63% of US Crypto Holders Lack Digital Will: What Happens to Your Crypto When You Die?
QuickTake:
- Only 37% of US crypto holders have a plan for sharing wallet information posthumously.
- Nearly 40% of US adults store passwords mentally, posing risks.
- Half of the population holds online assets unknown to their partners.
- Control of digital assets after death remains a significant issue.
In a recent survey by digital-security firm All About Cookies, a startling revelation emerged: 63% of US crypto holders do not have a digital will or any arrangements to pass on their wallet information in the event of their death. This lack of preparation raises a critical question: what happens to your crypto when you die?
The survey, which involved 1,000 US adults, highlights a significant gap in the digital security practices of crypto holders. Despite the increasing value and importance of digital assets, only 37% of crypto holders have made plans to ensure their loved ones can access their cryptocurrency after their demise. This oversight could lead to significant financial losses for heirs, with the median value of respondents’ online assets being around $8,000.
Josh Kobert, senior data scientist at All About Cookies, expressed his surprise at these findings, given the substantial amount of time people spend online and the extent to which digital spaces are integrated into daily life. “Given how much time most people spend online and how much of our daily lives exist in a digital space, the lack of preparation is quite surprising,” Kobert told DL News.
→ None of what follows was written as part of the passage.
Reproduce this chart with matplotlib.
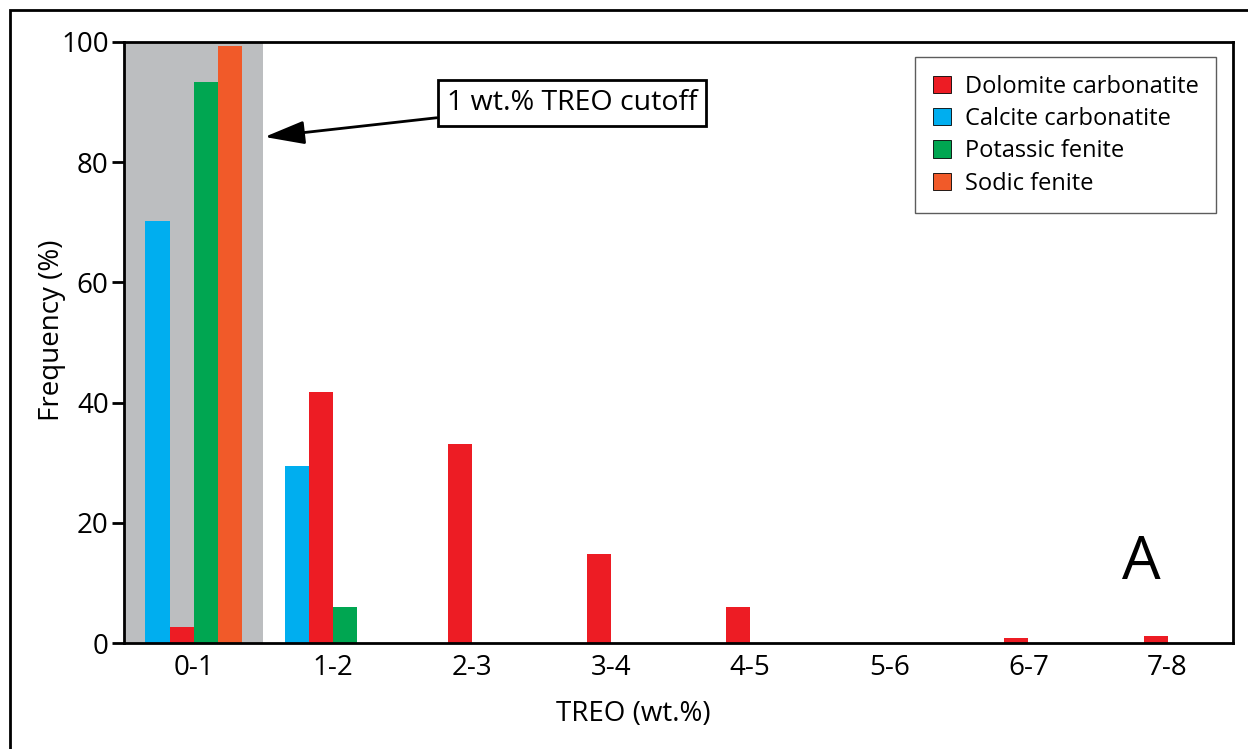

The issue extends beyond cryptocurrency. Carl Öhman, author of The Afterlife of Data: What Happens to Your Information When You Die and Why You Should Care, pointed out that digital inheritance is a broader concern encompassing all online assets and data. “Taking care of your digital afterlife is naturally an important personal concern to many, especially if you care about your next of kin. But keep in mind that it is also a political matter,” Öhman said.
He emphasized the larger implications of digital inheritance, noting that approximately 2.2 billion people are expected to die within the next three decades, most of whom will be internet users. The control over their data, which is currently dominated by a few tech corporations, could lead to a monopolization of the digital past.
One of the critical issues highlighted by the survey is password storage. Nearly 40% of US adults store some or all of their passwords mentally, without writing them down or using a password manager. This practice poses a significant risk: if these individuals become incapacitated or die suddenly, there is no way for their loved ones to access their financial information. Moreover, storing passwords mentally often leads to the use of simple, easy-to-remember passwords, which can be easily guessed or “brute-forced” by malicious actors.
This situation creates a dual threat. First, the lack of accessible information for heirs can result in lost assets. Second, the ease with which these passwords can be compromised puts the assets at risk of theft during the holder’s lifetime. The survey underscores the importance of secure and accessible password management practices.
The survey also revealed that half of the population has online assets that their partners are unaware of. This lack of transparency can further complicate the inheritance process. When a crypto holder dies without sharing information about their assets, their partners or heirs may be completely unaware of the existence of valuable digital currencies, leading to potential financial loss.
Given these findings, it is crucial for crypto holders to take steps to secure their digital legacy. Creating a digital will or a similar arrangement to pass on wallet information is a necessary measure. This could involve writing down key information and storing it in a secure place, using a password manager that allows sharing of access upon death, or employing services that specialize in digital inheritance.
Additionally, educating loved ones about the existence and value of digital assets is essential. Open communication can ensure that partners or heirs are aware of these assets and know how to access them if needed. This proactive approach can prevent the loss of valuable digital currencies and other online assets.
The broader issue of digital inheritance also calls for a political and societal response. As Carl Öhman pointed out, the future control of vast amounts of personal data will shape our collective digital past. Ensuring that individuals have control over their digital afterlife and that their data is managed according to their wishes is a significant challenge that needs to be addressed at both individual and policy levels.
In conclusion, the survey by All About Cookies highlights a significant oversight among US crypto holders in preparing for the digital afterlife. With 63% lacking a plan to share their wallet information, the risk of financial loss for loved ones is substantial. Secure password management and transparent communication about digital assets are essential steps in addressing this issue. Moreover, the broader implications of digital inheritance call for a comprehensive approach to ensure that individuals’ digital legacies are preserved and respected.